[Start Dataset extract]

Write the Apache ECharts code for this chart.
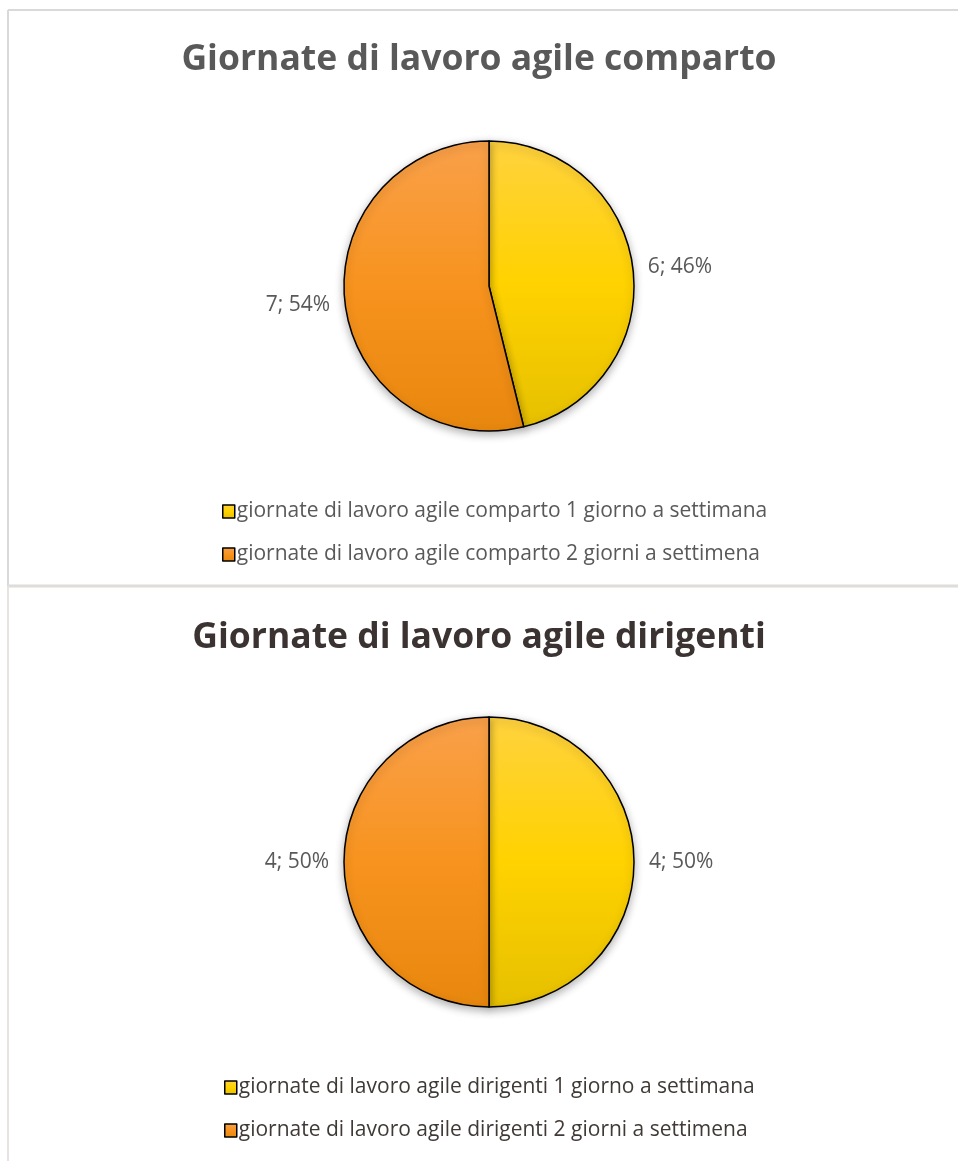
<!DOCTYPE html>
<html>
<head>
<meta charset="utf-8">
<title>Giornate di lavoro agile</title>
<script src="https://cdn.jsdelivr.net/npm/echarts@6/dist/echarts.min.js"></script>
<style>
  html, body { margin: 0; padding: 0; background: #fff; }
  #chart { width: 958px; height: 1161px; }
</style>
</head>
<body>
<div id="chart"></div>
<script>
// Titles of the two panels
const titles = ['Giornate di lavoro agile comparto', 'Giornate di lavoro agile dirigenti'];

// Categories (legend entries) per panel
const compartoCategories = [
  'giornate di lavoro agile comparto 1 giorno a settimana',
  'giornate di lavoro agile comparto 2 giorni a settimena'
];
const dirigentiCategories = [
  'giornate di lavoro agile dirigenti 1 giorno a settimana',
  'giornate di lavoro agile dirigenti 2 giorni a settimena'
];

// Number of employees per category
const compartoValues = [6, 7];
const dirigentiValues = [4, 4];

const FONT = '"Open Sans", "Noto Sans", sans-serif';

function grad(top, mid, bottom) {
  return new echarts.graphic.LinearGradient(0, 0, 0, 1, [
    { offset: 0, color: top },
    { offset: 0.5, color: mid },
    { offset: 1, color: bottom }
  ]);
}
const yellow = grad('#FFD23F', '#FFD200', '#E6C000');
const orange = grad('#F9A04A', '#F7931E', '#E8870E');

function buildData(cats, vals) {
  return cats.map((name, i) => ({
    name: name,
    value: vals[i],
    itemStyle: { color: i === 0 ? yellow : orange }
  }));
}

function pieSeries(cats, vals, cy) {
  return {
    type: 'pie',
    center: [489, cy],
    radius: 145,
    startAngle: 90,
    clockwise: true,
    silent: true,
    animation: false,
    avoidLabelOverlap: false,
    data: buildData(cats, vals),
    itemStyle: {
      borderColor: '#000',
      borderWidth: 1.5,
      shadowBlur: 8,
      shadowOffsetY: 3,
      shadowColor: 'rgba(0,0,0,0.3)'
    },
    label: {
      show: true,
      position: 'outside',
      formatter: p => p.value + '; ' + Math.round(p.percent) + '%',
      fontFamily: FONT,
      fontSize: 21,
      color: '#595959'
    },
    labelLine: { show: false, length: 10, length2: 0 }
  };
}

function legendBox(cats, left, top, color) {
  return {
    data: cats,
    orient: 'vertical',
    left: left,
    top: top,
    padding: 0,
    itemWidth: 12,
    itemHeight: 13,
    itemGap: 22,
    icon: 'rect',
    selectedMode: false,
    itemStyle: { borderColor: '#000', borderWidth: 1.5 },
    textStyle: { fontFamily: FONT, fontSize: 21, color: color, padding: [0, 0, 0, -3] }
  };
}

const chart = echarts.init(document.getElementById('chart'), null, { renderer: 'canvas' });
chart.setOption({
  backgroundColor: '#fff',
  animation: false,
  title: [
    {
      text: titles[0], left: 'center', top: 37,
      textStyle: { fontFamily: FONT, fontSize: 35.5, fontWeight: 'bold', color: '#595959' }
    },
    {
      text: titles[1], left: 'center', top: 615,
      textStyle: { fontFamily: FONT, fontSize: 35.5, fontWeight: 'bold', color: '#3B3331' }
    }
  ],
  legend: [
    legendBox(compartoCategories, 222, 501, '#595959'),
    legendBox(dirigentiCategories, 224, 1077, '#403A37')
  ],
  graphic: [
    // panel frames
    { type: 'line', shape: { x1: 8, y1: 10, x2: 958, y2: 10 }, style: { stroke: '#D9D9D9', lineWidth: 2 } },
    { type: 'line', shape: { x1: 8, y1: 10, x2: 8, y2: 586 }, style: { stroke: '#D9D9D9', lineWidth: 2 } },
    { type: 'line', shape: { x1: 8, y1: 586, x2: 958, y2: 586 }, style: { stroke: '#E0DCD9', lineWidth: 3 } },
    { type: 'line', shape: { x1: 8, y1: 586, x2: 8, y2: 1161 }, style: { stroke: '#E8E3E0', lineWidth: 2 } }
  ],
  series: [
    pieSeries(compartoCategories, compartoValues, 286),
    pieSeries(dirigentiCategories, dirigentiValues, 862)
  ]
});
</script>
</body>
</html>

[End Dataset extract]

Aim:
Repeat, with no pictures, each line from the beginning of the data through the line containing "const titles = ['Giornate", inclusive.

Task solution:
Write the Apache ECharts code for this chart.
<!DOCTYPE html>
<html>
<head>
<meta charset="utf-8">
<title>Giornate di lavoro agile</title>
<script src="https://cdn.jsdelivr.net/npm/echarts@6/dist/echarts.min.js"></script>
<style>
  html, body { margin: 0; padding: 0; background: #fff; }
  #chart { width: 958px; height: 1161px; }
</style>
</head>
<body>
<div id="chart"></div>
<script>
// Titles of the two panels
const titles = ['Giornate di lavoro agile comparto', 'Giornate di lavoro agile dirigenti'];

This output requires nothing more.